_GIVEN DATA:_
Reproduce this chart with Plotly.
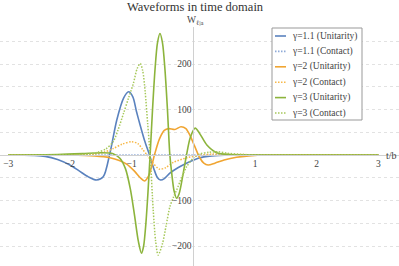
import plotly.graph_objects as go

W, H = 399, 266

# ---- data ----
names = ["γ=1.1 (Unitarity)", "γ=1.1 (Contact)", "γ=2 (Unitarity)",
         "γ=2 (Contact)", "γ=3 (Unitarity)", "γ=3 (Contact)"]
colors = ["#5a82be", "#8eaad8", "#f0a532", "#f7b848", "#8cb43c", "#a6c85a"]
dashes = ["solid", "1.5px,1.5px", "solid", "1.5px,1.5px", "solid", "1.5px,1.5px"]

t_u11 = [-3, -2.6, -2.4, -2.2, -2.0, -1.85, -1.7, -1.57, -1.46, -1.35, -1.24, -1.13, -1.05,
         -0.98, -0.92, -0.86, -0.79, -0.71, -0.64, -0.58, -0.53, -0.47, -0.38, -0.25, -0.11,
         0.08, 0.3, 0.6, 1.0, 3]
w_u11 = [0, -1, -3, -10, -22, -35, -48, -55, -48, 5, 77, 125, 139,
         128, 95, 65, 32, 0, -30, -50, -55, -52, -40, -28, -18,
         -7, -2, 0, 0, 0]

t_c11 = [-3, -2, -1, 0, 1, 2, 3]
w_c11 = [0, 0, 0, 0, 0, 0, 0]

t_u2 = [-3, -2, -1.6, -1.35, -1.2, -1.08, -0.95, -0.86, -0.79, -0.72, -0.63, -0.55, -0.47, -0.4,
        -0.3, -0.2, -0.12, -0.05, 0.02, 0.1, 0.17, 0.24, 0.35, 0.5, 0.7, 0.9, 1.2, 3]
w_u2 = [0, 0, -2, -6, -12, -20, -36, -50, -57, -45, 0, 35, 54, 58,
        56, 62, 58, 42, 20, -5, -18, -22, -18, -11, -5, -2, 0, 0]

t_c2 = [-3, -1.9, -1.6, -1.45, -1.3, -1.15, -1.0, -0.9, -0.82, -0.75, -0.65, -0.55, -0.45,
        -0.32, -0.1, 0.1, 0.3, 0.5, 0.8, 1.2, 3]
w_c2 = [0, 0, 2, 6, 14, 24, 29, 25, 12, 0, -18, -31, -28,
        -16, -6, -1, 2, 2, 1, 0, 0]

t_u3 = [-3, -2.2, -1.8, -1.5, -1.3, -1.19, -1.1, -1.02, -0.95, -0.89, -0.84, -0.805, -0.77,
        -0.735, -0.70, -0.66, -0.62, -0.58, -0.54, -0.50, -0.46, -0.42, -0.38, -0.35, -0.31,
        -0.27, -0.23, -0.17, -0.11, -0.05, 0.03, 0.1, 0.22, 0.38, 0.6, 1.0, 3]
w_u3 = [0, 1, 3, 5, 3, -7, -30, -75, -135, -190, -216, -200, -153,
        -83, 0, 102, 189, 247, 267, 247, 189, 102, 0, -40, -80,
        -95, -85, -45, 0, 38, 59, 48, 22, 5, 1, 0, 0]

t_c3 = [-3, -2, -1.7, -1.55, -1.42, -1.3, -1.22, -1.13, -1.05, -0.97, -0.91, -0.86, -0.82,
        -0.78, -0.74, -0.70, -0.65, -0.61, -0.57, -0.5, -0.44, -0.38, -0.32, -0.27, -0.19,
        -0.11, 0, 0.1, 0.25, 0.4, 0.55, 0.8, 1.1, 3]
w_c3 = [0, 0, 2, 6, 13, 29, 55, 92, 125, 158, 190, 201, 185,
        139, 70, 0, -120, -190, -220, -195, -155, -114, -92, -77, -50,
        -26, -7, 2, 6, 7, 4, 1, 0, 0]

series_t = [t_u11, t_c11, t_u2, t_c2, t_u3, t_c3]
series_w = [w_u11, w_c11, w_u2, w_c2, w_u3, w_c3]

x_ticks = [-3, -2, -1, 1, 2, 3]
x_ticktext = ["−3", "−2", "−1", "1", "2", "3"]
y_ticks = [-200, -100, 100, 200]
y_ticktext = ["−200", "−100", "100", "200"]
y_minor = [-250, -150, -50, 50, 150, 250]

FONT = "Liberation Serif"

fig = go.Figure()
for i in range(6):
    fig.add_trace(go.Scatter(
        x=series_t[i], y=series_w[i], mode="lines", name=names[i],
        line=dict(color=colors[i], width=1.6 if dashes[i] == "solid" else 1.5,
                  dash=dashes[i], shape="spline", smoothing=0.8),
        showlegend=False, hoverinfo="skip"))

def px(xp):
    return xp / W

def py(yp):
    return 1 - yp / H

y_top_px = 27
fig.update_layout(
    width=W, height=H,
    margin=dict(l=0, r=0, t=0, b=0, autoexpand=False),
    paper_bgcolor="white", plot_bgcolor="white",
    font=dict(family=FONT, size=9.5, color="#444"),
    showlegend=False,
    xaxis=dict(
        range=[(0 - 193.3) / 61.7, (399 - 193.3) / 61.7], domain=[0, 1],
        anchor="free", position=py(155), automargin=False,
        showline=True, linecolor="#d0d0d0", linewidth=1,
        tickvals=x_ticks, ticktext=x_ticktext, ticks="", showgrid=False,
        zeroline=False, tickfont=dict(family=FONT, size=9.5, color="#444"),
    ),
    yaxis=dict(
        range=[(155 - 266) / 0.455, (155 - y_top_px) / 0.455], domain=[0, py(y_top_px)],
        anchor="free", position=px(193.3), automargin=False,
        showline=True, linecolor="#d0d0d0", linewidth=1,
        tickvals=y_ticks, ticktext=y_ticktext, ticks="",
        showgrid=True, gridcolor="#e2e2e2", griddash="dot", gridwidth=1,
        minor=dict(tickvals=y_minor, showgrid=True, gridcolor="#e2e2e2",
                   griddash="dot", gridwidth=1),
        zeroline=False, tickfont=dict(family=FONT, size=9.5, color="#444"),
    ),
)

annots = [
    dict(x=px(195), y=py(7), text="Waveforms in time domain",
         font=dict(family=FONT, size=12.5, color="#333")),
    dict(x=px(195), y=py(20), text="W<sub>ℓ|a</sub>",
         font=dict(family=FONT, size=9.5, color="#444")),
    dict(x=px(391), y=py(155), text="t/b",
         font=dict(family=FONT, size=10, color="#444")),
]

shapes = [dict(type="rect", xref="paper", yref="paper",
               x0=px(272), x1=px(362), y0=py(120), y1=py(28),
               line=dict(color="#999999", width=1), fillcolor="white", layer="above")]
row_y = [36, 51.4, 66.8, 82.2, 97.6, 113]
for i in range(6):
    shapes.append(dict(type="line", xref="paper", yref="paper",
                       x0=px(275), x1=px(286), y0=py(row_y[i]), y1=py(row_y[i]),
                       line=dict(color=colors[i], width=1.6, dash=dashes[i]),
                       layer="above"))
    annots.append(dict(x=px(289.5), y=py(row_y[i]), text=names[i], xanchor="left",
                       font=dict(family=FONT, size=9.5, color="#444")))

for a in annots:
    a.setdefault("xref", "paper")
    a.setdefault("yref", "paper")
    a.setdefault("showarrow", False)
    a.setdefault("xanchor", "center")
    a.setdefault("yanchor", "middle")

fig.update_layout(annotations=annots, shapes=shapes)
fig.write_html("out.html", config={"displayModeBar": False},
               post_script="document.body.style.margin='0px';document.body.style.overflow='hidden';")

_EXERCISE:_
Leave the pictures out, and print every line of the listing exactly as written.

_ANSWER IN FULL:_
Reproduce this chart with Plotly.
import plotly.graph_objects as go

W, H = 399, 266

# ---- data ----
names = ["γ=1.1 (Unitarity)", "γ=1.1 (Contact)", "γ=2 (Unitarity)",
         "γ=2 (Contact)", "γ=3 (Unitarity)", "γ=3 (Contact)"]
colors = ["#5a82be", "#8eaad8", "#f0a532", "#f7b848", "#8cb43c", "#a6c85a"]
dashes = ["solid", "1.5px,1.5px", "solid", "1.5px,1.5px", "solid", "1.5px,1.5px"]

t_u11 = [-3, -2.6, -2.4, -2.2, -2.0, -1.85, -1.7, -1.57, -1.46, -1.35, -1.24, -1.13, -1.05,
         -0.98, -0.92, -0.86, -0.79, -0.71, -0.64, -0.58, -0.53, -0.47, -0.38, -0.25, -0.11,
         0.08, 0.3, 0.6, 1.0, 3]
w_u11 = [0, -1, -3, -10, -22, -35, -48, -55, -48, 5, 77, 125, 139,
         128, 95, 65, 32, 0, -30, -50, -55, -52, -40, -28, -18,
         -7, -2, 0, 0, 0]

t_c11 = [-3, -2, -1, 0, 1, 2, 3]
w_c11 = [0, 0, 0, 0, 0, 0, 0]

t_u2 = [-3, -2, -1.6, -1.35, -1.2, -1.08, -0.95, -0.86, -0.79, -0.72, -0.63, -0.55, -0.47, -0.4,
        -0.3, -0.2, -0.12, -0.05, 0.02, 0.1, 0.17, 0.24, 0.35, 0.5, 0.7, 0.9, 1.2, 3]
w_u2 = [0, 0, -2, -6, -12, -20, -36, -50, -57, -45, 0, 35, 54, 58,
        56, 62, 58, 42, 20, -5, -18, -22, -18, -11, -5, -2, 0, 0]

t_c2 = [-3, -1.9, -1.6, -1.45, -1.3, -1.15, -1.0, -0.9, -0.82, -0.75, -0.65, -0.55, -0.45,
        -0.32, -0.1, 0.1, 0.3, 0.5, 0.8, 1.2, 3]
w_c2 = [0, 0, 2, 6, 14, 24, 29, 25, 12, 0, -18, -31, -28,
        -16, -6, -1, 2, 2, 1, 0, 0]

t_u3 = [-3, -2.2, -1.8, -1.5, -1.3, -1.19, -1.1, -1.02, -0.95, -0.89, -0.84, -0.805, -0.77,
        -0.735, -0.70, -0.66, -0.62, -0.58, -0.54, -0.50, -0.46, -0.42, -0.38, -0.35, -0.31,
        -0.27, -0.23, -0.17, -0.11, -0.05, 0.03, 0.1, 0.22, 0.38, 0.6, 1.0, 3]
w_u3 = [0, 1, 3, 5, 3, -7, -30, -75, -135, -190, -216, -200, -153,
        -83, 0, 102, 189, 247, 267, 247, 189, 102, 0, -40, -80,
        -95, -85, -45, 0, 38, 59, 48, 22, 5, 1, 0, 0]

t_c3 = [-3, -2, -1.7, -1.55, -1.42, -1.3, -1.22, -1.13, -1.05, -0.97, -0.91, -0.86, -0.82,
        -0.78, -0.74, -0.70, -0.65, -0.61, -0.57, -0.5, -0.44, -0.38, -0.32, -0.27, -0.19,
        -0.11, 0, 0.1, 0.25, 0.4, 0.55, 0.8, 1.1, 3]
w_c3 = [0, 0, 2, 6, 13, 29, 55, 92, 125, 158, 190, 201, 185,
        139, 70, 0, -120, -190, -220, -195, -155, -114, -92, -77, -50,
        -26, -7, 2, 6, 7, 4, 1, 0, 0]

series_t = [t_u11, t_c11, t_u2, t_c2, t_u3, t_c3]
series_w = [w_u11, w_c11, w_u2, w_c2, w_u3, w_c3]

x_ticks = [-3, -2, -1, 1, 2, 3]
x_ticktext = ["−3", "−2", "−1", "1", "2", "3"]
y_ticks = [-200, -100, 100, 200]
y_ticktext = ["−200", "−100", "100", "200"]
y_minor = [-250, -150, -50, 50, 150, 250]

FONT = "Liberation Serif"

fig = go.Figure()
for i in range(6):
    fig.add_trace(go.Scatter(
        x=series_t[i], y=series_w[i], mode="lines", name=names[i],
        line=dict(color=colors[i], width=1.6 if dashes[i] == "solid" else 1.5,
                  dash=dashes[i], shape="spline", smoothing=0.8),
        showlegend=False, hoverinfo="skip"))

def px(xp):
    return xp / W

def py(yp):
    return 1 - yp / H

y_top_px = 27
fig.update_layout(
    width=W, height=H,
    margin=dict(l=0, r=0, t=0, b=0, autoexpand=False),
    paper_bgcolor="white", plot_bgcolor="white",
    font=dict(family=FONT, size=9.5, color="#444"),
    showlegend=False,
    xaxis=dict(
        range=[(0 - 193.3) / 61.7, (399 - 193.3) / 61.7], domain=[0, 1],
        anchor="free", position=py(155), automargin=False,
        showline=True, linecolor="#d0d0d0", linewidth=1,
        tickvals=x_ticks, ticktext=x_ticktext, ticks="", showgrid=False,
        zeroline=False, tickfont=dict(family=FONT, size=9.5, color="#444"),
    ),
    yaxis=dict(
        range=[(155 - 266) / 0.455, (155 - y_top_px) / 0.455], domain=[0, py(y_top_px)],
        anchor="free", position=px(193.3), automargin=False,
        showline=True, linecolor="#d0d0d0", linewidth=1,
        tickvals=y_ticks, ticktext=y_ticktext, ticks="",
        showgrid=True, gridcolor="#e2e2e2", griddash="dot", gridwidth=1,
        minor=dict(tickvals=y_minor, showgrid=True, gridcolor="#e2e2e2",
                   griddash="dot", gridwidth=1),
        zeroline=False, tickfont=dict(family=FONT, size=9.5, color="#444"),
    ),
)

annots = [
    dict(x=px(195), y=py(7), text="Waveforms in time domain",
         font=dict(family=FONT, size=12.5, color="#333")),
    dict(x=px(195), y=py(20), text="W<sub>ℓ|a</sub>",
         font=dict(family=FONT, size=9.5, color="#444")),
    dict(x=px(391), y=py(155), text="t/b",
         font=dict(family=FONT, size=10, color="#444")),
]

shapes = [dict(type="rect", xref="paper", yref="paper",
               x0=px(272), x1=px(362), y0=py(120), y1=py(28),
               line=dict(color="#999999", width=1), fillcolor="white", layer="above")]
row_y = [36, 51.4, 66.8, 82.2, 97.6, 113]
for i in range(6):
    shapes.append(dict(type="line", xref="paper", yref="paper",
                       x0=px(275), x1=px(286), y0=py(row_y[i]), y1=py(row_y[i]),
                       line=dict(color=colors[i], width=1.6, dash=dashes[i]),
                       layer="above"))
    annots.append(dict(x=px(289.5), y=py(row_y[i]), text=names[i], xanchor="left",
                       font=dict(family=FONT, size=9.5, color="#444")))

for a in annots:
    a.setdefault("xref", "paper")
    a.setdefault("yref", "paper")
    a.setdefault("showarrow", False)
    a.setdefault("xanchor", "center")
    a.setdefault("yanchor", "middle")

fig.update_layout(annotations=annots, shapes=shapes)
fig.write_html("out.html", config={"displayModeBar": False},
               post_script="document.body.style.margin='0px';document.body.style.overflow='hidden';")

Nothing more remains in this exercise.